+++ Stored records

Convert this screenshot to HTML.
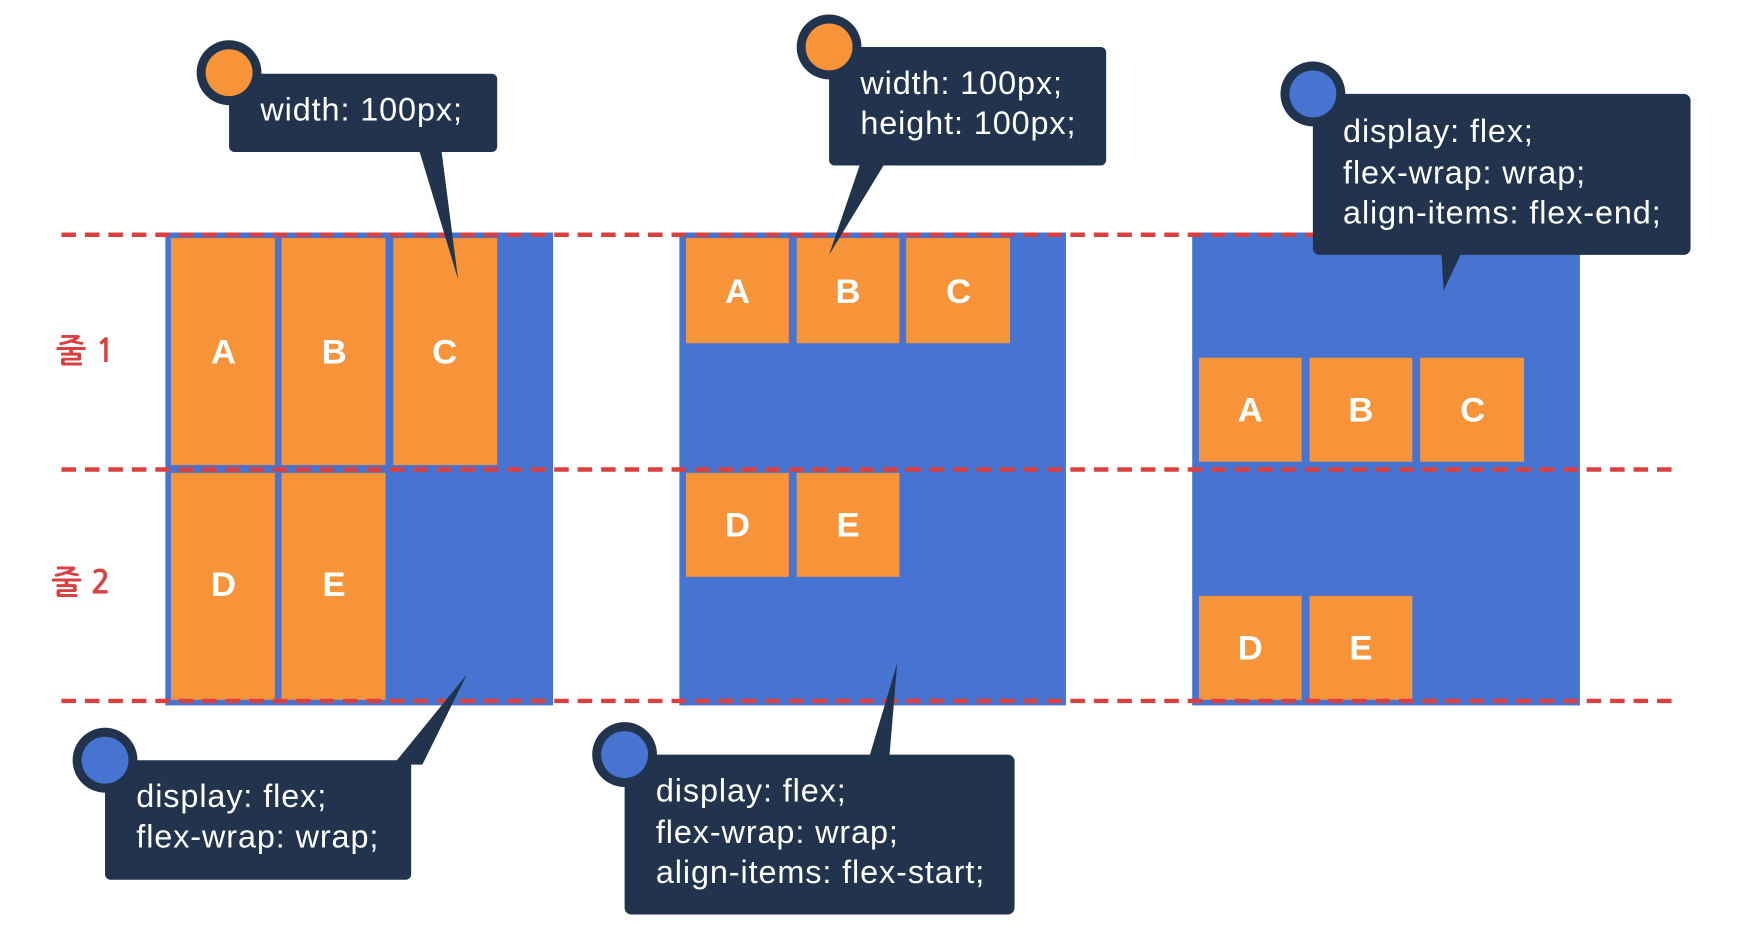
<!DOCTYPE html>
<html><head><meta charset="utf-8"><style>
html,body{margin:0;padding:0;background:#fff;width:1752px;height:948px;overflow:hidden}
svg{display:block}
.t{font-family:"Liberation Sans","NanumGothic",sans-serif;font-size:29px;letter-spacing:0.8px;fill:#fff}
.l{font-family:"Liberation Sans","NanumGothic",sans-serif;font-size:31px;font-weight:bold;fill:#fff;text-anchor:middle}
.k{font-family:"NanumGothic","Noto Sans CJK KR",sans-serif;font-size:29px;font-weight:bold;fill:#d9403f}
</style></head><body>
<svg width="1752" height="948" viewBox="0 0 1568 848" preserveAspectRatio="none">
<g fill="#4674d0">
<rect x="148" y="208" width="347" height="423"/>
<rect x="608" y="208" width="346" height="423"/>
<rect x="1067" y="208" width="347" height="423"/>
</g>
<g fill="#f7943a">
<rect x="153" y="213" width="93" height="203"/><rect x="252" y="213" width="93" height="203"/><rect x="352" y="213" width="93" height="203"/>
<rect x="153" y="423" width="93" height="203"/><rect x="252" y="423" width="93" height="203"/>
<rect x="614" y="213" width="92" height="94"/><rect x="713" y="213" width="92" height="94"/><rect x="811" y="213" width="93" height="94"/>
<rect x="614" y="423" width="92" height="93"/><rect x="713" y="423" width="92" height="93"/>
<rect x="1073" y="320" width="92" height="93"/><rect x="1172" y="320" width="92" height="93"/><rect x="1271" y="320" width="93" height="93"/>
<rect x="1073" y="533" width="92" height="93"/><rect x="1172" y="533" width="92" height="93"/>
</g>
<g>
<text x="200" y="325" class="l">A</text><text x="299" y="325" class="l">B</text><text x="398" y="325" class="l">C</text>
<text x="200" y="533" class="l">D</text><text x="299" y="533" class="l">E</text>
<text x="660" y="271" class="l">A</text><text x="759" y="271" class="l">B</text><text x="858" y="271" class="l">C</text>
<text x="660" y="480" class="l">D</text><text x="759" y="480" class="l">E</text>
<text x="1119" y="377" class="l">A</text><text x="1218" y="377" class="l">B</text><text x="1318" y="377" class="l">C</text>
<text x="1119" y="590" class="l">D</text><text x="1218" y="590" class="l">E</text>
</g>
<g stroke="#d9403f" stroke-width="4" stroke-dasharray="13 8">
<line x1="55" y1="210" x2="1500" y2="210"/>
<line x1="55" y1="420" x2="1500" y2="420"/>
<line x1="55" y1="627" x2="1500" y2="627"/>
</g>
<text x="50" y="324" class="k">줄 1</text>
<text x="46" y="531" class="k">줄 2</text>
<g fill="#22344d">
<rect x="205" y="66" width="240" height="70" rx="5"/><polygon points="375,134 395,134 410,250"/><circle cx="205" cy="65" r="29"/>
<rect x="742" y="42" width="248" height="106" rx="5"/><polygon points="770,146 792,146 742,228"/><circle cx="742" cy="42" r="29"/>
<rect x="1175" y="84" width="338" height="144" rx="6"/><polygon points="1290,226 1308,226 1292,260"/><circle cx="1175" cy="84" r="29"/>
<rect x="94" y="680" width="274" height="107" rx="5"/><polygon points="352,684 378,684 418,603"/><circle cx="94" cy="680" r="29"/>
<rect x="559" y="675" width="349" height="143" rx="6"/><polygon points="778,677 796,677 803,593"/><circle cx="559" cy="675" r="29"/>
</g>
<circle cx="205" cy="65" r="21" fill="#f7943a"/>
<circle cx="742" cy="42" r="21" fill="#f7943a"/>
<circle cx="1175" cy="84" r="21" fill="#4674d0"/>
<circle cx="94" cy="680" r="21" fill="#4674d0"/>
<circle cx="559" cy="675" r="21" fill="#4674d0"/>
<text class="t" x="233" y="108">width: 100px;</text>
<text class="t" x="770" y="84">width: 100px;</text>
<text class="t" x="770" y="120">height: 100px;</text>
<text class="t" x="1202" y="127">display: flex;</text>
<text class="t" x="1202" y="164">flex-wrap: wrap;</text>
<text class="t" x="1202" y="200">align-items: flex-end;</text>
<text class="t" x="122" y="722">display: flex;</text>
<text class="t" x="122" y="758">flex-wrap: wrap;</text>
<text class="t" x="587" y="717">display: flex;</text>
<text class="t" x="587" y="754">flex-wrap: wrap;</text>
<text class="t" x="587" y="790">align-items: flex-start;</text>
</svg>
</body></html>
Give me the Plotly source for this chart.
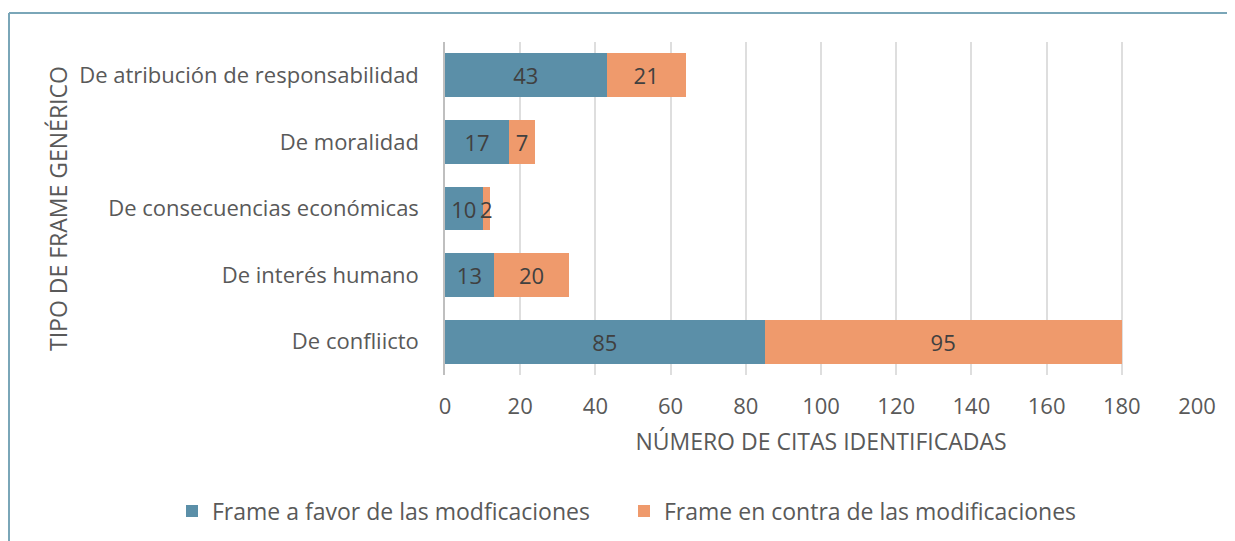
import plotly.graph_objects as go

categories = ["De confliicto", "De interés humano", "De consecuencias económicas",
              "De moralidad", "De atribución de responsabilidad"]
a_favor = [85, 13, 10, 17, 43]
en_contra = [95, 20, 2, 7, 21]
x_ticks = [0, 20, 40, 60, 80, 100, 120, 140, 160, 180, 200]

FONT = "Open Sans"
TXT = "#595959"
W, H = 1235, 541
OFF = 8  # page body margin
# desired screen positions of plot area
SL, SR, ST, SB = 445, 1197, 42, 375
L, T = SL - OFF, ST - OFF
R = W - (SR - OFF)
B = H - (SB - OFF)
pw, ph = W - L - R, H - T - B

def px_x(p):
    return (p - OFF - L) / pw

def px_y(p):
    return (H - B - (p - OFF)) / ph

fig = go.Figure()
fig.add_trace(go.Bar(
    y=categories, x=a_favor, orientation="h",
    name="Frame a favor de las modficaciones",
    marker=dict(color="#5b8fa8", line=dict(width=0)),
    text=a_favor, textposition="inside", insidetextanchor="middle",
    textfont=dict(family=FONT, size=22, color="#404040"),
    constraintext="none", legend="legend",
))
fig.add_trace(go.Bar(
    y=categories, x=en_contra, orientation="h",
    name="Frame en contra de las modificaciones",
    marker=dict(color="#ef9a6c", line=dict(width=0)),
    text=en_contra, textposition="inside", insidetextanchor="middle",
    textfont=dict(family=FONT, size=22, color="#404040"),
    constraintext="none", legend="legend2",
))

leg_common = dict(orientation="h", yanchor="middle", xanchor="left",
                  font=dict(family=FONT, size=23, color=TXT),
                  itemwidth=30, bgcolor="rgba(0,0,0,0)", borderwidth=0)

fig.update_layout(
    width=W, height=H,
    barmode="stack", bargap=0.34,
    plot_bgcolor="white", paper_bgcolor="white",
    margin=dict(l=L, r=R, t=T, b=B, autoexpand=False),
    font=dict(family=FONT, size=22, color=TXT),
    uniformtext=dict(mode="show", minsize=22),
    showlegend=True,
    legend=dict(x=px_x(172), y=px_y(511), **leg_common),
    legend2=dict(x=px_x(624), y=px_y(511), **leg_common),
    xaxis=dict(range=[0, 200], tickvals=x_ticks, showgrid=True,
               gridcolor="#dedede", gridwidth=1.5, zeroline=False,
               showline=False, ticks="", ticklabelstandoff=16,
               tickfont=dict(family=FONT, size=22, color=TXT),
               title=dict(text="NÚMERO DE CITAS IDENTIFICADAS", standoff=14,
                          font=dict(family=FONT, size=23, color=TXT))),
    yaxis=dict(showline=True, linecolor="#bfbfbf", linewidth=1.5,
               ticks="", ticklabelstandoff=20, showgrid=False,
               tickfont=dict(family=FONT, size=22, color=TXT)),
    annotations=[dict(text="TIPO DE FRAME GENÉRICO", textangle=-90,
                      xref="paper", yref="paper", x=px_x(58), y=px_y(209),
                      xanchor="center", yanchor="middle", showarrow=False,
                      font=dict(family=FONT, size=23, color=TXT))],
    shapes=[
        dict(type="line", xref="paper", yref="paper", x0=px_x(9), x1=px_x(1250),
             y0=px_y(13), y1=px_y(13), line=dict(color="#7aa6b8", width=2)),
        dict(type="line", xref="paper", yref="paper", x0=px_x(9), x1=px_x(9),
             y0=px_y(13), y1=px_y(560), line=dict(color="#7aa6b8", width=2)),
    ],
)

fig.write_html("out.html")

++++++

- **What you will do**
The records above must be transcribed exactly. Pictures are left out of the copy.

- **Answer for the task**
Convert this screenshot to HTML.
<!DOCTYPE html>
<html><head><meta charset="utf-8"><style>
html,body{margin:0;padding:0;background:#fff;width:1752px;height:948px;overflow:hidden}
svg{display:block}
.t{font-family:"Liberation Sans","NanumGothic",sans-serif;font-size:29px;letter-spacing:0.8px;fill:#fff}
.l{font-family:"Liberation Sans","NanumGothic",sans-serif;font-size:31px;font-weight:bold;fill:#fff;text-anchor:middle}
.k{font-family:"NanumGothic","Noto Sans CJK KR",sans-serif;font-size:29px;font-weight:bold;fill:#d9403f}
</style></head><body>
<svg width="1752" height="948" viewBox="0 0 1568 848" preserveAspectRatio="none">
<g fill="#4674d0">
<rect x="148" y="208" width="347" height="423"/>
<rect x="608" y="208" width="346" height="423"/>
<rect x="1067" y="208" width="347" height="423"/>
</g>
<g fill="#f7943a">
<rect x="153" y="213" width="93" height="203"/><rect x="252" y="213" width="93" height="203"/><rect x="352" y="213" width="93" height="203"/>
<rect x="153" y="423" width="93" height="203"/><rect x="252" y="423" width="93" height="203"/>
<rect x="614" y="213" width="92" height="94"/><rect x="713" y="213" width="92" height="94"/><rect x="811" y="213" width="93" height="94"/>
<rect x="614" y="423" width="92" height="93"/><rect x="713" y="423" width="92" height="93"/>
<rect x="1073" y="320" width="92" height="93"/><rect x="1172" y="320" width="92" height="93"/><rect x="1271" y="320" width="93" height="93"/>
<rect x="1073" y="533" width="92" height="93"/><rect x="1172" y="533" width="92" height="93"/>
</g>
<g>
<text x="200" y="325" class="l">A</text><text x="299" y="325" class="l">B</text><text x="398" y="325" class="l">C</text>
<text x="200" y="533" class="l">D</text><text x="299" y="533" class="l">E</text>
<text x="660" y="271" class="l">A</text><text x="759" y="271" class="l">B</text><text x="858" y="271" class="l">C</text>
<text x="660" y="480" class="l">D</text><text x="759" y="480" class="l">E</text>
<text x="1119" y="377" class="l">A</text><text x="1218" y="377" class="l">B</text><text x="1318" y="377" class="l">C</text>
<text x="1119" y="590" class="l">D</text><text x="1218" y="590" class="l">E</text>
</g>
<g stroke="#d9403f" stroke-width="4" stroke-dasharray="13 8">
<line x1="55" y1="210" x2="1500" y2="210"/>
<line x1="55" y1="420" x2="1500" y2="420"/>
<line x1="55" y1="627" x2="1500" y2="627"/>
</g>
<text x="50" y="324" class="k">줄 1</text>
<text x="46" y="531" class="k">줄 2</text>
<g fill="#22344d">
<rect x="205" y="66" width="240" height="70" rx="5"/><polygon points="375,134 395,134 410,250"/><circle cx="205" cy="65" r="29"/>
<rect x="742" y="42" width="248" height="106" rx="5"/><polygon points="770,146 792,146 742,228"/><circle cx="742" cy="42" r="29"/>
<rect x="1175" y="84" width="338" height="144" rx="6"/><polygon points="1290,226 1308,226 1292,260"/><circle cx="1175" cy="84" r="29"/>
<rect x="94" y="680" width="274" height="107" rx="5"/><polygon points="352,684 378,684 418,603"/><circle cx="94" cy="680" r="29"/>
<rect x="559" y="675" width="349" height="143" rx="6"/><polygon points="778,677 796,677 803,593"/><circle cx="559" cy="675" r="29"/>
</g>
<circle cx="205" cy="65" r="21" fill="#f7943a"/>
<circle cx="742" cy="42" r="21" fill="#f7943a"/>
<circle cx="1175" cy="84" r="21" fill="#4674d0"/>
<circle cx="94" cy="680" r="21" fill="#4674d0"/>
<circle cx="559" cy="675" r="21" fill="#4674d0"/>
<text class="t" x="233" y="108">width: 100px;</text>
<text class="t" x="770" y="84">width: 100px;</text>
<text class="t" x="770" y="120">height: 100px;</text>
<text class="t" x="1202" y="127">display: flex;</text>
<text class="t" x="1202" y="164">flex-wrap: wrap;</text>
<text class="t" x="1202" y="200">align-items: flex-end;</text>
<text class="t" x="122" y="722">display: flex;</text>
<text class="t" x="122" y="758">flex-wrap: wrap;</text>
<text class="t" x="587" y="717">display: flex;</text>
<text class="t" x="587" y="754">flex-wrap: wrap;</text>
<text class="t" x="587" y="790">align-items: flex-start;</text>
</svg>
</body></html>
Give me the Plotly source for this chart.
import plotly.graph_objects as go

categories = ["De confliicto", "De interés humano", "De consecuencias económicas",
              "De moralidad", "De atribución de responsabilidad"]
a_favor = [85, 13, 10, 17, 43]
en_contra = [95, 20, 2, 7, 21]
x_ticks = [0, 20, 40, 60, 80, 100, 120, 140, 160, 180, 200]

FONT = "Open Sans"
TXT = "#595959"
W, H = 1235, 541
OFF = 8  # page body margin
# desired screen positions of plot area
SL, SR, ST, SB = 445, 1197, 42, 375
L, T = SL - OFF, ST - OFF
R = W - (SR - OFF)
B = H - (SB - OFF)
pw, ph = W - L - R, H - T - B

def px_x(p):
    return (p - OFF - L) / pw

def px_y(p):
    return (H - B - (p - OFF)) / ph

fig = go.Figure()
fig.add_trace(go.Bar(
    y=categories, x=a_favor, orientation="h",
    name="Frame a favor de las modficaciones",
    marker=dict(color="#5b8fa8", line=dict(width=0)),
    text=a_favor, textposition="inside", insidetextanchor="middle",
    textfont=dict(family=FONT, size=22, color="#404040"),
    constraintext="none", legend="legend",
))
fig.add_trace(go.Bar(
    y=categories, x=en_contra, orientation="h",
    name="Frame en contra de las modificaciones",
    marker=dict(color="#ef9a6c", line=dict(width=0)),
    text=en_contra, textposition="inside", insidetextanchor="middle",
    textfont=dict(family=FONT, size=22, color="#404040"),
    constraintext="none", legend="legend2",
))

leg_common = dict(orientation="h", yanchor="middle", xanchor="left",
                  font=dict(family=FONT, size=23, color=TXT),
                  itemwidth=30, bgcolor="rgba(0,0,0,0)", borderwidth=0)

fig.update_layout(
    width=W, height=H,
    barmode="stack", bargap=0.34,
    plot_bgcolor="white", paper_bgcolor="white",
    margin=dict(l=L, r=R, t=T, b=B, autoexpand=False),
    font=dict(family=FONT, size=22, color=TXT),
    uniformtext=dict(mode="show", minsize=22),
    showlegend=True,
    legend=dict(x=px_x(172), y=px_y(511), **leg_common),
    legend2=dict(x=px_x(624), y=px_y(511), **leg_common),
    xaxis=dict(range=[0, 200], tickvals=x_ticks, showgrid=True,
               gridcolor="#dedede", gridwidth=1.5, zeroline=False,
               showline=False, ticks="", ticklabelstandoff=16,
               tickfont=dict(family=FONT, size=22, color=TXT),
               title=dict(text="NÚMERO DE CITAS IDENTIFICADAS", standoff=14,
                          font=dict(family=FONT, size=23, color=TXT))),
    yaxis=dict(showline=True, linecolor="#bfbfbf", linewidth=1.5,
               ticks="", ticklabelstandoff=20, showgrid=False,
               tickfont=dict(family=FONT, size=22, color=TXT)),
    annotations=[dict(text="TIPO DE FRAME GENÉRICO", textangle=-90,
                      xref="paper", yref="paper", x=px_x(58), y=px_y(209),
                      xanchor="center", yanchor="middle", showarrow=False,
                      font=dict(family=FONT, size=23, color=TXT))],
    shapes=[
        dict(type="line", xref="paper", yref="paper", x0=px_x(9), x1=px_x(1250),
             y0=px_y(13), y1=px_y(13), line=dict(color="#7aa6b8", width=2)),
        dict(type="line", xref="paper", yref="paper", x0=px_x(9), x1=px_x(9),
             y0=px_y(13), y1=px_y(560), line=dict(color="#7aa6b8", width=2)),
    ],
)

fig.write_html("out.html")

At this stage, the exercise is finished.